Photocatalytic Oxidation of Gaseous Oxygenates using Thin Film TiO2
Dr. Jong-Nan Cheng
Dr. Ming-Chun Lu
光催化氧化過程，處理對象為異丙醇或丙酮，並未發現二氧化鈦活性衰減；若處理對象為正丙醇、丙醛或二甲基甲醯胺，則有活性衰減現象發生。進流濃度愈高、流量越大、氧含量越低、溼度越低，觸媒活性衰減越嚴重；處理對象不同，反應溫度的影響也不同，對氧化丙醛而言，溫度越高，觸媒活性衰退越嚴重；若對象是二甲基甲醯胺，則溫度越低，觸媒活性衰退越嚴重。

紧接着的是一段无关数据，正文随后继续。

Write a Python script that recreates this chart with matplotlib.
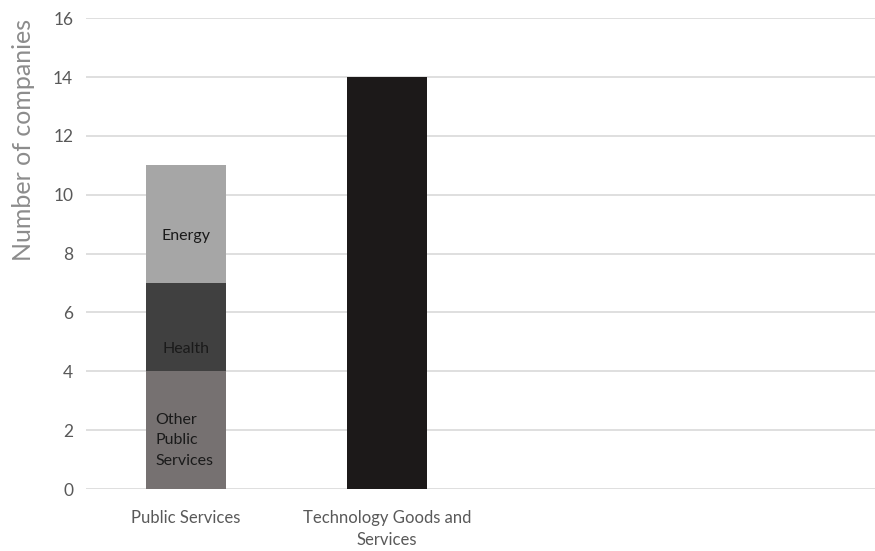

處理二甲基甲醯胺後的二氧化鈦表面，含有酸類、醛類、胺類物質，也有NH4+及NO3-離子的存在，這些物種可能是造成觸媒活性衰退的原因。以四種氣相再生處理方式(Dry Air、Dry Air/UV、Wet Air/UV、O2/UV)與三種液相再生處理方式(H2O/UV、H2O2、H2O2/UV)進行觸媒再生，再生效果以後者為佳，其中以H2O2/UV效果最好，觸媒活性接近完全恢復。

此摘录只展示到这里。